Safe Harbor is struck down with immediate effect, leaving EC negotiations with the US authorities about a replacement for Safe Harbor in limbo and tech providers contemplating what the longer term impact will be. Nicky Stewart, commercial director of UK firm Skyscape Cloud Services, said:
This ruling is unsurprising, given the background to the case and the recent calls from the European Parliament to suspend Safe Harbor, but will be a major blow for the European Commission and US companies. Thousands of US companies are self-certified into Safe Harbor, and rely on it to facilitate data transfers between the EU and the US. The implications of the ruling will be profound and wide ranging for all who have relied on Safe Harbor.
The issues are highly complex, and there are real tensions between the need for international trade, and ensuring European citizen data is treated safely and in accordance with data protection law. We would urge potential cloud consumers not to use this ruling as a reason not to adopt cloud.

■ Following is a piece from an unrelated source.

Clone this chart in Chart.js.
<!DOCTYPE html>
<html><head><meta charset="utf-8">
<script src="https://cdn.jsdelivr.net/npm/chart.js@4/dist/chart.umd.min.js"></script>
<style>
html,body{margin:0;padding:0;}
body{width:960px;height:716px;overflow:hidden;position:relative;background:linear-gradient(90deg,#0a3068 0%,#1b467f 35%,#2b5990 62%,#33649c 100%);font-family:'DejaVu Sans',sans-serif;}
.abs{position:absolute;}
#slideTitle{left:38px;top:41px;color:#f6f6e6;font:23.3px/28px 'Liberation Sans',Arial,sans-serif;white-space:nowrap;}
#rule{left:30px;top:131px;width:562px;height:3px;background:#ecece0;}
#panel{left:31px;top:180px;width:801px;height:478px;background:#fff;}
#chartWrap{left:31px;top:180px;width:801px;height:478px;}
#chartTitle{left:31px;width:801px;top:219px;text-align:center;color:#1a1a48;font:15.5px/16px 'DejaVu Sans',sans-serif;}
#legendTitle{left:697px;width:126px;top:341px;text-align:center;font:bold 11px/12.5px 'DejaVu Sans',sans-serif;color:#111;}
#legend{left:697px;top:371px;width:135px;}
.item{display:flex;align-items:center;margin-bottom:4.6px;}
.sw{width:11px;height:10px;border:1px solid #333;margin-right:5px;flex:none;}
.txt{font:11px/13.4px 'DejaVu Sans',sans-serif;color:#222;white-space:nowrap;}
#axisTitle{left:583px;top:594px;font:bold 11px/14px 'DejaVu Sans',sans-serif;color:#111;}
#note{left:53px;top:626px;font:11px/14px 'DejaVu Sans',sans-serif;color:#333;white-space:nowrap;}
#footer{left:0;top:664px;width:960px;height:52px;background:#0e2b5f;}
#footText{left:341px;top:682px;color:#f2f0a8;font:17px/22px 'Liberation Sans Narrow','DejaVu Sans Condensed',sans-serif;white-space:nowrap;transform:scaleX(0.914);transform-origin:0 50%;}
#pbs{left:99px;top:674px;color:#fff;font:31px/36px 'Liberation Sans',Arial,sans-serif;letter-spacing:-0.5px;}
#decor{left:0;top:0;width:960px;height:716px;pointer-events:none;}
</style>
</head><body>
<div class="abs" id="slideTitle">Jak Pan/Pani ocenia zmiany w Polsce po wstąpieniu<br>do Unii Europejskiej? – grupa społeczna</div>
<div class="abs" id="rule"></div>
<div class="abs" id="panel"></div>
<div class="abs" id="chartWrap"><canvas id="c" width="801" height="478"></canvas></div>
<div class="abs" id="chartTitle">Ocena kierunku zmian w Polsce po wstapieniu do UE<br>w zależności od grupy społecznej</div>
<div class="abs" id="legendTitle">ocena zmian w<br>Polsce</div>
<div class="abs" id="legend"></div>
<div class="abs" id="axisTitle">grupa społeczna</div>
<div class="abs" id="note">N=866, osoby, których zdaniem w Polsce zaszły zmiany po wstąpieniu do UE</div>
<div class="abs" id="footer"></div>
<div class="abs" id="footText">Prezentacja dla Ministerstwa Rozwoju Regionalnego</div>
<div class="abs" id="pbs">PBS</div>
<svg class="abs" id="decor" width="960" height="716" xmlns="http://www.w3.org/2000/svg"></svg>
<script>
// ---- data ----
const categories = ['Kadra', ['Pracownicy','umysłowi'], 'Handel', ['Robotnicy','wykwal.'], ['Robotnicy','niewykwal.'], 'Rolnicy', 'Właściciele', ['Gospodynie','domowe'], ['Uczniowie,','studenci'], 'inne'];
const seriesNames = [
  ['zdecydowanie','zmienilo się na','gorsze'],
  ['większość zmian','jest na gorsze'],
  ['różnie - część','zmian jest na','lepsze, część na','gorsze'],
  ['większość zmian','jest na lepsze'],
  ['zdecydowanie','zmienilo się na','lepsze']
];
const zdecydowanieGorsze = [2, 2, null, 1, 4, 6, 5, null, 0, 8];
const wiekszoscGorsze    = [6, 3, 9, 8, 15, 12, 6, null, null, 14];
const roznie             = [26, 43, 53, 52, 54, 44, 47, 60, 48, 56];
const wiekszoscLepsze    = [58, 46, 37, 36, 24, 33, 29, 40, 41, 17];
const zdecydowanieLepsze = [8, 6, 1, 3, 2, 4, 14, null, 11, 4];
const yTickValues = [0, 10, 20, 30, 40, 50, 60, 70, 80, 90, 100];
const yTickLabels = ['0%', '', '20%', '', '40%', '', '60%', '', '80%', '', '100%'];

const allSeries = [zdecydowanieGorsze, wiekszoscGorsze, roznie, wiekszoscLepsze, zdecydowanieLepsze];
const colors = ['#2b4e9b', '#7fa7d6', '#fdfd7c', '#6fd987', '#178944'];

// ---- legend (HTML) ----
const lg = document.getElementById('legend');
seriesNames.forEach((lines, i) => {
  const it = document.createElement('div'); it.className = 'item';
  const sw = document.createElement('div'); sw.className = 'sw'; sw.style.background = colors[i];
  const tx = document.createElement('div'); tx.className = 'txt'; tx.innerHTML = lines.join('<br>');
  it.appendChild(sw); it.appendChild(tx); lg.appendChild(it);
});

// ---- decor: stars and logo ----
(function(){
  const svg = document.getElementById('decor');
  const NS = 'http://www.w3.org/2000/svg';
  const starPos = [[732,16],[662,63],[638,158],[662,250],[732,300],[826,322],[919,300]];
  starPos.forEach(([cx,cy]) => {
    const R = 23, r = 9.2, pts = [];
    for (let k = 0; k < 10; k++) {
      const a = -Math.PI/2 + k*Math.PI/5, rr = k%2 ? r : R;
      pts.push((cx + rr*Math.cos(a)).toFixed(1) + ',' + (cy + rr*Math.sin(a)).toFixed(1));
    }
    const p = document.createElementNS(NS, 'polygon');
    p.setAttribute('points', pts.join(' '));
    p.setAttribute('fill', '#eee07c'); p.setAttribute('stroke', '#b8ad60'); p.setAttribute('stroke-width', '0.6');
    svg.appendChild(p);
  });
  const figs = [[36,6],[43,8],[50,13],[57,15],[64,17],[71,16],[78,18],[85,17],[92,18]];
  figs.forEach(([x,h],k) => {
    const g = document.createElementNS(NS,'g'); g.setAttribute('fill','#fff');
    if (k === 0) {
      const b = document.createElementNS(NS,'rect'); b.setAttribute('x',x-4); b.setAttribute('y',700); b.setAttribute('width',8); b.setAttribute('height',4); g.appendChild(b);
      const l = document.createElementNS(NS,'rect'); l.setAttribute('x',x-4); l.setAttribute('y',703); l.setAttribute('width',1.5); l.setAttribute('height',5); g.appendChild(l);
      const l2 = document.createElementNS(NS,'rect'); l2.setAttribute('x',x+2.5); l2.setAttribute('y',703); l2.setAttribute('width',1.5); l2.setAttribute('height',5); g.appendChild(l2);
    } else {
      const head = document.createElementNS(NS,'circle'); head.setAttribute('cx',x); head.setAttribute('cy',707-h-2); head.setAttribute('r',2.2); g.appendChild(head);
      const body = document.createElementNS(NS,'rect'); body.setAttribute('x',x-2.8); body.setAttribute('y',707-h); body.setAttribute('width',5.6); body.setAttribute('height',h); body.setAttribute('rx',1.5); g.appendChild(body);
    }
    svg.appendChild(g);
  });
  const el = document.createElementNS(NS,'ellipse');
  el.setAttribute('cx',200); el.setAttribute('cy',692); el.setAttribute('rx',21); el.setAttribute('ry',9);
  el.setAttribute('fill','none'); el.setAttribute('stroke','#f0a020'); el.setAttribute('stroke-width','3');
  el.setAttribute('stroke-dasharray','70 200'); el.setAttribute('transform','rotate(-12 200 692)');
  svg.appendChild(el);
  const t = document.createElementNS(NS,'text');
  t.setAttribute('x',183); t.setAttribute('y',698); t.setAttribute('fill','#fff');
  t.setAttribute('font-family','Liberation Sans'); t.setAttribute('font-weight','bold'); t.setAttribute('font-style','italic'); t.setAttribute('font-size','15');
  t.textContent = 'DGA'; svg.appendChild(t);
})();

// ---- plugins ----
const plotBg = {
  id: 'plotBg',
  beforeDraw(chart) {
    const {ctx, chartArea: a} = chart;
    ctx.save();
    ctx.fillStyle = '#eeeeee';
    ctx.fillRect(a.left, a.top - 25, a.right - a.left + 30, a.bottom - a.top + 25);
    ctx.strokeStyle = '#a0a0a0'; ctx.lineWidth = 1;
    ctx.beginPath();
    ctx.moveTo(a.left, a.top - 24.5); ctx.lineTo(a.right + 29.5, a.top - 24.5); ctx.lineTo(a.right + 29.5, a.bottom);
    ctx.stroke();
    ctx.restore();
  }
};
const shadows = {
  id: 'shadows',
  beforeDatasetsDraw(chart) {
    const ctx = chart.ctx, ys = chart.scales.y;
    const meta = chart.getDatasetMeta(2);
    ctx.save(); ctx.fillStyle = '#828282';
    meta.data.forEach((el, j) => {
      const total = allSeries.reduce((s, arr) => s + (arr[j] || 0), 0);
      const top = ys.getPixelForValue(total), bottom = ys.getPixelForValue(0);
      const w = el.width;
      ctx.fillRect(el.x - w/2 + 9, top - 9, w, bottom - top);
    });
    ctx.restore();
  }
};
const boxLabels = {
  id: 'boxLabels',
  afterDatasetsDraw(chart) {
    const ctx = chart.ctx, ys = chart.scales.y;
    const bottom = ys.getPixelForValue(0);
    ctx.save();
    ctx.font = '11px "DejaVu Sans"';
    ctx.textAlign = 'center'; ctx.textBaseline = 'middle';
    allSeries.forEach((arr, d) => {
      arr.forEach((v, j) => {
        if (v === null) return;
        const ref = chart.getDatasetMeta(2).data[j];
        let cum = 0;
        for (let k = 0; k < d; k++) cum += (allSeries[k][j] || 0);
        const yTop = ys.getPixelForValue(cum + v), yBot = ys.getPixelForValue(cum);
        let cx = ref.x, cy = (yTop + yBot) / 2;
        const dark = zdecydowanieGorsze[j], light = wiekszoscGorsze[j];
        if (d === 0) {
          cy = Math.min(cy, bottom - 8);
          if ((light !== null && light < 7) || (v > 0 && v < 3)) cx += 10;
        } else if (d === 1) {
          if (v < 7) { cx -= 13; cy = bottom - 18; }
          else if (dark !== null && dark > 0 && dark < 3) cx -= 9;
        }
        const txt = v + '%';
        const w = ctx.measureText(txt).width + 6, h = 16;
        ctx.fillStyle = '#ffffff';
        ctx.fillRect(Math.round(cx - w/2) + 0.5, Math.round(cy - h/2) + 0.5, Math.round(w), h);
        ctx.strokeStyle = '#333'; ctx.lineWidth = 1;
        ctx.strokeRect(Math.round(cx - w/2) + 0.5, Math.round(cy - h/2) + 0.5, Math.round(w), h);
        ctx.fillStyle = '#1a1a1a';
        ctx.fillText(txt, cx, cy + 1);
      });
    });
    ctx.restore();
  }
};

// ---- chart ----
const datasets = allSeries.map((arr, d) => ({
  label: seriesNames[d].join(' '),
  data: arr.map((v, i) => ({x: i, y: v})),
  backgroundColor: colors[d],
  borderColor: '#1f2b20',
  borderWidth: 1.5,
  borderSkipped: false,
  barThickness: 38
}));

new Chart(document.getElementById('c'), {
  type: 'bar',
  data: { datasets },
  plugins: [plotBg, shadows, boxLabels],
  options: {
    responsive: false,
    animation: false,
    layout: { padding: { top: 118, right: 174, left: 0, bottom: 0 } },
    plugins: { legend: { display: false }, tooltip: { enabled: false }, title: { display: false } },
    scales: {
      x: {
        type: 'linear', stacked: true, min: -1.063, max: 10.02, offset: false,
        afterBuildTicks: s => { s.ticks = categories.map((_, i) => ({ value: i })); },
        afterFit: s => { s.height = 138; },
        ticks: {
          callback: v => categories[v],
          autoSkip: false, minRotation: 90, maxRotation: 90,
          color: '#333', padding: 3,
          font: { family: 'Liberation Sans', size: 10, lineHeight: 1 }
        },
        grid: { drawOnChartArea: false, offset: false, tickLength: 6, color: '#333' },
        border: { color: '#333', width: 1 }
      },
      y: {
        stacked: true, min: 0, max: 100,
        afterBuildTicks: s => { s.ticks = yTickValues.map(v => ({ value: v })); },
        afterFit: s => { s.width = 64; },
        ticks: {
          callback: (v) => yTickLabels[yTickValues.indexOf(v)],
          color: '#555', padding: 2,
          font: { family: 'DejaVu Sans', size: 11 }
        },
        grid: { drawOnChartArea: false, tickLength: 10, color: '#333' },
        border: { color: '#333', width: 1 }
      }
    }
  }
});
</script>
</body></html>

Matthew Fell, CBI Director for Competitive Markets, said there are clear wider implications for the EU’s digital agenda initiative:
The ability to transfer data easily and securely between Europe and the US is critical for businesses in our modern data-driven digital economy. Businesses will want to see clarity on the immediate implications of the ECJ’s decision, together with fast action from the Commission to agree a new framework. Getting this right will be important to the future of Europe’s digital agenda, as well as doing business with our largest trading partner.

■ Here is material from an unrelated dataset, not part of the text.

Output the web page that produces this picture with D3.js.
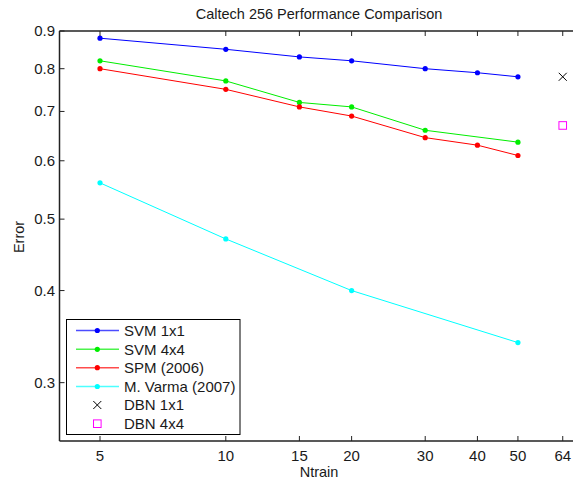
<!DOCTYPE html>
<html><head><meta charset="utf-8">
<script src="https://cdn.jsdelivr.net/npm/d3@7"></script>
<style>body{margin:0;background:#fff}svg{display:block;font-family:"Liberation Sans",Arial,sans-serif}</style>
</head><body>
<svg id="c" width="573" height="481"></svg>
<script>
const ntrainTicks = [5, 10, 15, 20, 30, 40, 50, 64];
const errorTicks = [0.3, 0.4, 0.5, 0.6, 0.7, 0.8, 0.9];
const svm1x1X = [5, 10, 15, 20, 30, 40, 50];
const svm1x1Y = [0.88, 0.85, 0.83, 0.82, 0.80, 0.79, 0.78];
const svm4x4X = [5, 10, 15, 20, 30, 50];
const svm4x4Y = [0.82, 0.77, 0.72, 0.71, 0.66, 0.636];
const spmX = [5, 10, 15, 20, 30, 40, 50];
const spmY = [0.80, 0.75, 0.71, 0.69, 0.645, 0.63, 0.61];
const varmaX = [5, 10, 20, 50];
const varmaY = [0.56, 0.47, 0.40, 0.34];
const dbn1x1 = [[64, 0.78]];
const dbn4x4 = [[64, 0.67]];

const series = [
  {name: "SVM 1x1", color: "#0000ff", x: svm1x1X, y: svm1x1Y},
  {name: "SVM 4x4", color: "#00ee00", x: svm4x4X, y: svm4x4Y},
  {name: "SPM (2006)", color: "#ff0000", x: spmX, y: spmY},
  {name: "M. Varma (2007)", color: "#00ffff", x: varmaX, y: varmaY}
];

const svg = d3.select("#c");
const x = d3.scaleLog().domain([4, 70]).range([59.5, 579]);
const y = d3.scaleLog().domain([0.25, 0.9]).range([441, 31]);
const fs = 15;
const txt = "#1a1a1a";

// lines
const line = d3.line().x(d => x(d[0])).y(d => y(d[1]));
series.forEach(s => {
  const pts = s.x.map((v, i) => [v, s.y[i]]);
  svg.append("path").attr("d", line(pts)).attr("fill", "none").attr("stroke", s.color).attr("stroke-width", 1);
  svg.selectAll(null).data(pts).enter().append("circle")
    .attr("cx", d => x(d[0])).attr("cy", d => y(d[1])).attr("r", 2.6).attr("fill", s.color);
});
// DBN markers
const xMark = (g, cx, cy, r) => g.append("path")
  .attr("d", `M${cx-r},${cy-r}L${cx+r},${cy+r}M${cx-r},${cy+r}L${cx+r},${cy-r}`)
  .attr("stroke", "#000").attr("stroke-width", 1).attr("fill", "none");
const sqMark = (g, cx, cy, r) => g.append("rect")
  .attr("x", cx-r).attr("y", cy-r).attr("width", 2*r).attr("height", 2*r)
  .attr("stroke", "#ff00ff").attr("stroke-width", 1).attr("fill", "none");
dbn1x1.forEach(d => xMark(svg, x(d[0]), y(d[1]), 4));
dbn4x4.forEach(d => sqMark(svg, x(d[0]), y(d[1]), 3.8));

// axes
const ax = svg.append("g").attr("stroke", "#222").attr("stroke-width", 1.5);
ax.append("line").attr("x1", x.range()[0]).attr("x2", 600).attr("y1", 441).attr("y2", 441);
ax.append("line").attr("x1", x.range()[0]).attr("x2", 600).attr("y1", 31).attr("y2", 31);
ax.append("line").attr("x1", x.range()[0]).attr("x2", x.range()[0]).attr("y1", 31).attr("y2", 441);
ntrainTicks.forEach(t => {
  ax.append("line").attr("x1", x(t)).attr("x2", x(t)).attr("y1", 441).attr("y2", 436).attr("stroke-width", 1);
  ax.append("line").attr("x1", x(t)).attr("x2", x(t)).attr("y1", 31).attr("y2", 36).attr("stroke-width", 1);
  svg.append("text").attr("x", x(t)).attr("y", 461).attr("text-anchor", "middle")
    .attr("font-size", fs).attr("fill", txt).text(t);
});
errorTicks.forEach(t => {
  ax.append("line").attr("x1", x.range()[0]).attr("x2", x.range()[0] + 5).attr("y1", y(t)).attr("y2", y(t)).attr("stroke-width", 1);
  svg.append("text").attr("x", 55).attr("y", y(t) + 5).attr("text-anchor", "end")
    .attr("font-size", fs).attr("fill", txt).text(t.toFixed(1));
});

svg.append("text").attr("x", 319).attr("y", 19).attr("text-anchor", "middle")
  .attr("font-size", 14.5).attr("fill", txt).text("Caltech 256 Performance Comparison");
svg.append("text").attr("x", 319).attr("y", 477).attr("text-anchor", "middle")
  .attr("font-size", 14.5).attr("fill", txt).text("Ntrain");
svg.append("text").attr("transform", "translate(24,237) rotate(-90)").attr("text-anchor", "middle")
  .attr("font-size", 14.5).attr("fill", txt).text("Error");

// legend
const lg = svg.append("g");
lg.append("rect").attr("x", 66.5).attr("y", 319.5).attr("width", 173.5).attr("height", 115)
  .attr("fill", "#fff").attr("stroke", "#000").attr("stroke-width", 1);
const rowY = [330.5, 349.3, 367.7, 386.5, 405, 423.7];
series.forEach((s, i) => {
  lg.append("line").attr("x1", 76).attr("x2", 119).attr("y1", rowY[i]).attr("y2", rowY[i])
    .attr("stroke", s.color).attr("stroke-width", 1.5).attr("stroke-opacity", 0.7);
  lg.append("circle").attr("cx", 97.3).attr("cy", rowY[i]).attr("r", 2.6).attr("fill", s.color);
  lg.append("text").attr("x", 124).attr("y", rowY[i] + 5.3).attr("font-size", fs).attr("fill", txt).text(s.name);
});
xMark(lg, 97.3, rowY[4], 4);
lg.append("text").attr("x", 124).attr("y", rowY[4] + 5.3).attr("font-size", fs).attr("fill", txt).text("DBN 1x1");
sqMark(lg, 97.3, rowY[5], 3.8);
lg.append("text").attr("x", 124).attr("y", rowY[5] + 5.3).attr("font-size", fs).attr("fill", txt).text("DBN 4x4");
</script>
</body></html>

Meanwhile Mike Weston, CEO of data science consultancy Profusion, raised the prospect that the US will hit back at the decision:
There is a risk that this move opens the door to retaliation from US authorities. European companies have a significant amount to lose if the US increases its data standards and requirements.
The biggest casualties will not be companies like Google and Facebook because they already have significant data centre infrastructure in countries like the Republic of Ireland, it will be medium-sized, data-heavy tech companies that don’t have the resources to react to this decision. Many of these businesses will reconsider how and whether they operate in Europe, which is bad news for everyone.

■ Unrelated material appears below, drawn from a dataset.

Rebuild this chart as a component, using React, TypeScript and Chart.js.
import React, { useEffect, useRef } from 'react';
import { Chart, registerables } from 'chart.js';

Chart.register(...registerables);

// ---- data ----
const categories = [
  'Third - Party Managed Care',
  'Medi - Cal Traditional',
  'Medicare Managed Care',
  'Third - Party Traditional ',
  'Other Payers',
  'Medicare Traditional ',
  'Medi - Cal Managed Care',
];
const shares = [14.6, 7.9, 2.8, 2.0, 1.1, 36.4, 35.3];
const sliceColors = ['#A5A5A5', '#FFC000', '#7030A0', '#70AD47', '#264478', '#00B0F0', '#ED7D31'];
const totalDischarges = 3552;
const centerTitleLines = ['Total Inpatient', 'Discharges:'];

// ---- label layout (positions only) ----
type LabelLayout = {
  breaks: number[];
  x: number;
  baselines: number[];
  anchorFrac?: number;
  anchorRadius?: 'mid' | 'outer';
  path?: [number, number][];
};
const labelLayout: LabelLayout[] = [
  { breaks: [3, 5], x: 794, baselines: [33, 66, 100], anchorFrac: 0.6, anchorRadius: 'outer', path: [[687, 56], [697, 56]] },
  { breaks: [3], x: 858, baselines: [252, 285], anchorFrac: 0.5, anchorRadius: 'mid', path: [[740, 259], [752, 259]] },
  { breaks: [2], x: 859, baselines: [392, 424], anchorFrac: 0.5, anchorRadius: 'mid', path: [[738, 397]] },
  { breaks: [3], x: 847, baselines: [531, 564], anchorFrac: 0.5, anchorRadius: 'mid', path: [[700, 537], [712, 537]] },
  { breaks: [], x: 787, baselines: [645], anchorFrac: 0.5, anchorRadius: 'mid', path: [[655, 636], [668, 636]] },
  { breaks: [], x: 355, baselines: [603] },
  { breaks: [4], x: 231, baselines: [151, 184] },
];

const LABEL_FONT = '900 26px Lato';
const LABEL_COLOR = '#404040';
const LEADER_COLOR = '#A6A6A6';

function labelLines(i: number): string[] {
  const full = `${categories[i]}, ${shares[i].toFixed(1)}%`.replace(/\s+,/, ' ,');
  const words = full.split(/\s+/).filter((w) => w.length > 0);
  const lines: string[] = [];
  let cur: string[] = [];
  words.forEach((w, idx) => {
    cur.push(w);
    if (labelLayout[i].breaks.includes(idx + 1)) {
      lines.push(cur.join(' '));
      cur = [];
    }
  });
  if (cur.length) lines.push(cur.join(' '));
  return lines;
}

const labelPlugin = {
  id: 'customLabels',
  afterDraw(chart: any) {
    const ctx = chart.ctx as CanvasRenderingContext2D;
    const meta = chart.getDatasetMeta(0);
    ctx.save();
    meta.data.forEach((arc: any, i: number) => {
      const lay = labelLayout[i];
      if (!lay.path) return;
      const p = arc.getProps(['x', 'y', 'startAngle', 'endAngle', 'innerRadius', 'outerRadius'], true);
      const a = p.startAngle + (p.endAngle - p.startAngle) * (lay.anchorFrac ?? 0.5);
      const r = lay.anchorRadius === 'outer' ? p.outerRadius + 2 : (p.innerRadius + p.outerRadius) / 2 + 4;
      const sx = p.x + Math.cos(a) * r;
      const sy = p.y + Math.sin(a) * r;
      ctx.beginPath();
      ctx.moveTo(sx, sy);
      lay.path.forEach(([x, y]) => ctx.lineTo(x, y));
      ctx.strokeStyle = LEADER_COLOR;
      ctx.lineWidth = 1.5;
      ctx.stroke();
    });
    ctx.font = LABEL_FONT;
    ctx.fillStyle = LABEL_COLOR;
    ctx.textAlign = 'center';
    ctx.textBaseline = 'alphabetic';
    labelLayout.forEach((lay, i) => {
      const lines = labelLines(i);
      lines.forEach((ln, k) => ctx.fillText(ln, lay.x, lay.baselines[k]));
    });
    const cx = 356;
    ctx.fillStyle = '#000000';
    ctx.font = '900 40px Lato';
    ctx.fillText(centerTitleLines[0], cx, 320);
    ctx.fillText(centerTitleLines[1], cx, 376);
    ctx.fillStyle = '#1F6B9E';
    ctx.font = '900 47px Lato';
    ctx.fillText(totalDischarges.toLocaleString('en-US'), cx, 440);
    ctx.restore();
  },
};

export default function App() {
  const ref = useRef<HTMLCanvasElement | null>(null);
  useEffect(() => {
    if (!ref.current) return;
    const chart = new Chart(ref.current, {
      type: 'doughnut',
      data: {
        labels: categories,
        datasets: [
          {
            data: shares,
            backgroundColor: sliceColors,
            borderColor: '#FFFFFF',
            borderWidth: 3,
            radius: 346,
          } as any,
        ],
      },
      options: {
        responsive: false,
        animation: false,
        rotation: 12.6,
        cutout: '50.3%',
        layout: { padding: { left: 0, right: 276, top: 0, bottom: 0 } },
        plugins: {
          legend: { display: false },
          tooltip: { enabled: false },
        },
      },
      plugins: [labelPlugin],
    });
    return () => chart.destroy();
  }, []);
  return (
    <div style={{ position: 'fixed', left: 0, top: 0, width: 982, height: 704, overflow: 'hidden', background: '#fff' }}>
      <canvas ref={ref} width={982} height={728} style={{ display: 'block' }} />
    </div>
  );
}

Antony Walker, Deputy CEO at technology trade group techUK, added:
This is a hugely significant ruling and will cause real confusion and uncertainty for all sorts of businesses that need to transfer data between the EU and US.
The ability to transfer data lawfully across borders is fundamental for a growing and dynamic digital economy. Businesses need stability and certainty in the legal framework that enables this to happen.
View from a cloud
Some US firms, such as Oracle and Salesforce, do have in-region data centers in Europe.
As we noted last week, most of the major US cloud services firms have been keeping their heads down and not squaring up to the European Commission’s attempt to enforce ever stricter data protection and privacy legislation.
That’s remained the case today with Salesforce initially issuing a careful two line statement from Burke Norton, Chief Legal Officer to the effect that:
We have always complied with EU data privacy laws and we will continue to do so. At Salesforce, trust is our #1 value and nothing is more important than the success of our customers and the privacy of our customers’ data.
That statement was later updated to read:
In light of the European Court of Justice’s decision regarding the EU-US Safe Harbor Framework, Salesforce is immediately making available a data processing addendum that incorporates the European Commission’s standard contractual clauses, commonly referred to as “model clauses.”
Oracle declined to make any comment.
NetSuite on the other hand, with immaculate timing, announced the opening of of 2 European data centers, one in Ireland, one in Amsterdam. Evan Goldberg, CTO of the cloud ERP firm, told diginomica:
We have a very sort of self-contained operation in Europe. Our largest group of developer resources is in the EU. We have enormous fiduciary responsibility for customers data so we are very careful about what happens to it.
Goldberg said that NetSuite will on occasion ask for permission to look through data in order to improve the service provided, but will only do that if explicit permission is given and that this operation can be completed in-region:
Our internal resources can access the data, but we can do that neatly in Europe. We are well-placed as this decision [by the ECJ] evolves. We have the resources so that if you choose, you can keep everything internal to Europe.
He added that there is a need for a universal response to data privacy legislation:
The companies that we deal with are global companies. Ultimately there is going to have to be some form of global consensus around this.
A landmark decision with long-lasting ramifications for the US cloud market and for Europe’s cloud adoption curve.
I called last week for the US industry leaders to up their game here. Looks like I’ll be waiting a while yet for that to happen.
In the meantime, the US and European authorities need to drill down on a more robust alternative to Safe Harbor.
The criticism of the European Commission in the ruling was interesting. EC officials will be holding a press conference to put forward their response later today. We’ll update this story as it unfolds.
Disclosure – at time of writing, Oracle, NetSuite and Salesforce are premier partners of diginomica.